**Recorded information:**
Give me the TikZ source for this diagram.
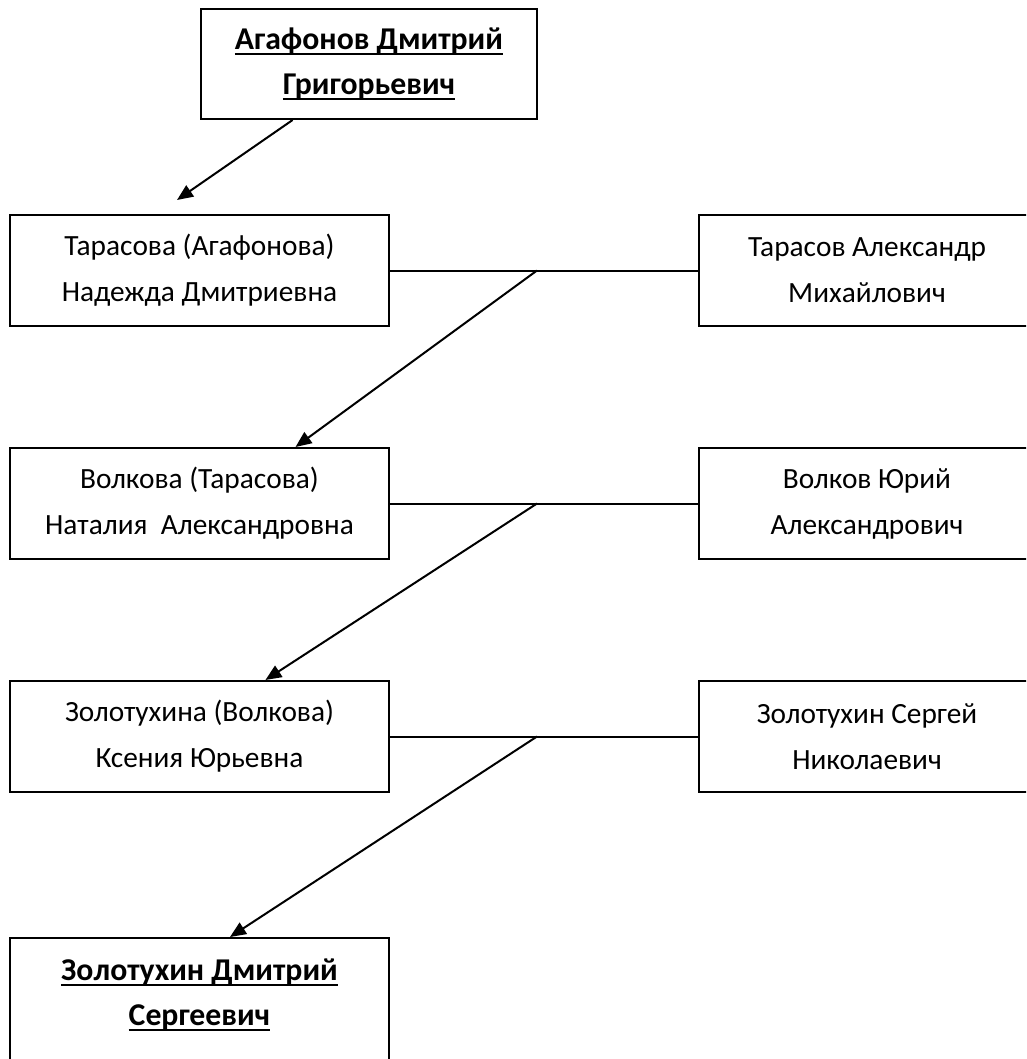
\documentclass[tikz,border=0pt]{standalone}
\usepackage{fontspec}
\setmainfont{Carlito}
\usetikzlibrary{arrows.meta,calc}
\newcommand{\myul}[1]{\setbox0\hbox{#1}\rlap{\rule[-4.5pt]{\wd0}{1.5pt}}\box0}
\begin{document}
\begin{tikzpicture}[x=0.75pt,y=-0.75pt,
 box/.style={draw,line width=1.5pt,inner sep=0pt,align=center,font=\fontsize{22pt}{34.5pt}\selectfont},
 lbox/.style={box,minimum width=284.25pt,minimum height=83.25pt},
 rbox/.style={box,minimum width=252pt,minimum height=83.25pt},
 boldtext/.style={font=\fontsize{23.8pt}{33.5pt}\selectfont\bfseries},
 tbox/.style={box,boldtext,minimum width=252pt,minimum height=82.5pt},
 link/.style={line width=1.5pt},
 arr/.style={line width=1.5pt,-{Triangle[length=12pt,width=10pt]}}]
\useasboundingbox (0,0) rectangle (1026,1059);
\clip (0,0) rectangle (1026,1059);
\node[tbox] (a) at (369,64) {\myul{Агафонов Дмитрий}\\\myul{Григорьевич}};
\node[lbox] (l1) at (199.5,270.5) {Тарасова (Агафонова)\\Надежда Дмитриевна};
\node[rbox] (r1) at (867,270.5) {Тарасов Александр\\Михайлович};
\node[lbox] (l2) at (199.5,503.5) {Волкова (Тарасова)\\Наталия\ \ Александровна};
\node[rbox] (r2) at (867,503.5) {Волков Юрий\\Александрович};
\node[lbox] (l3) at (199.5,736.5) {Золотухина (Волкова)\\Ксения Юрьевна};
\node[rbox] (r3) at (867,736.5) {Золотухин Сергей\\Николаевич};
\node[lbox,boldtext,minimum height=102.75pt,text depth=22pt] (b) at (199.5,1006.5) {\myul{Золотухин Дмитрий}\\\myul{Сергеевич}};
\coordinate (t0) at (177,200);
\draw[arr] ($(a.south west)!0.274!(a.south east)$) -- (t0);
\draw[link] (l1) -- (r1);
\draw[link] (l2) -- (r2);
\draw[link] (l3) -- (r3);
\coordinate (m1) at (537,270.5);
\coordinate (m2) at (537,503.5);
\coordinate (m3) at (537,736.5);
\draw[arr] (m1) -- ($(l2.north west)!0.752!(l2.north east)$);
\draw[arr] (m2) -- ($(l3.north west)!0.673!(l3.north east)$);
\draw[arr] (m3) -- ($(b.north west)!0.580!(b.north east)$);
\end{tikzpicture}
\end{document}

**What you should do:**
All of the lines above should be retyped precisely, apart from the pictures.

**Correct response:**
Give me the TikZ source for this diagram.
\documentclass[tikz,border=0pt]{standalone}
\usepackage{fontspec}
\setmainfont{Carlito}
\usetikzlibrary{arrows.meta,calc}
\newcommand{\myul}[1]{\setbox0\hbox{#1}\rlap{\rule[-4.5pt]{\wd0}{1.5pt}}\box0}
\begin{document}
\begin{tikzpicture}[x=0.75pt,y=-0.75pt,
 box/.style={draw,line width=1.5pt,inner sep=0pt,align=center,font=\fontsize{22pt}{34.5pt}\selectfont},
 lbox/.style={box,minimum width=284.25pt,minimum height=83.25pt},
 rbox/.style={box,minimum width=252pt,minimum height=83.25pt},
 boldtext/.style={font=\fontsize{23.8pt}{33.5pt}\selectfont\bfseries},
 tbox/.style={box,boldtext,minimum width=252pt,minimum height=82.5pt},
 link/.style={line width=1.5pt},
 arr/.style={line width=1.5pt,-{Triangle[length=12pt,width=10pt]}}]
\useasboundingbox (0,0) rectangle (1026,1059);
\clip (0,0) rectangle (1026,1059);
\node[tbox] (a) at (369,64) {\myul{Агафонов Дмитрий}\\\myul{Григорьевич}};
\node[lbox] (l1) at (199.5,270.5) {Тарасова (Агафонова)\\Надежда Дмитриевна};
\node[rbox] (r1) at (867,270.5) {Тарасов Александр\\Михайлович};
\node[lbox] (l2) at (199.5,503.5) {Волкова (Тарасова)\\Наталия\ \ Александровна};
\node[rbox] (r2) at (867,503.5) {Волков Юрий\\Александрович};
\node[lbox] (l3) at (199.5,736.5) {Золотухина (Волкова)\\Ксения Юрьевна};
\node[rbox] (r3) at (867,736.5) {Золотухин Сергей\\Николаевич};
\node[lbox,boldtext,minimum height=102.75pt,text depth=22pt] (b) at (199.5,1006.5) {\myul{Золотухин Дмитрий}\\\myul{Сергеевич}};
\coordinate (t0) at (177,200);
\draw[arr] ($(a.south west)!0.274!(a.south east)$) -- (t0);
\draw[link] (l1) -- (r1);
\draw[link] (l2) -- (r2);
\draw[link] (l3) -- (r3);
\coordinate (m1) at (537,270.5);
\coordinate (m2) at (537,503.5);
\coordinate (m3) at (537,736.5);
\draw[arr] (m1) -- ($(l2.north west)!0.752!(l2.north east)$);
\draw[arr] (m2) -- ($(l3.north west)!0.673!(l3.north east)$);
\draw[arr] (m3) -- ($(b.north west)!0.580!(b.north east)$);
\end{tikzpicture}
\end{document}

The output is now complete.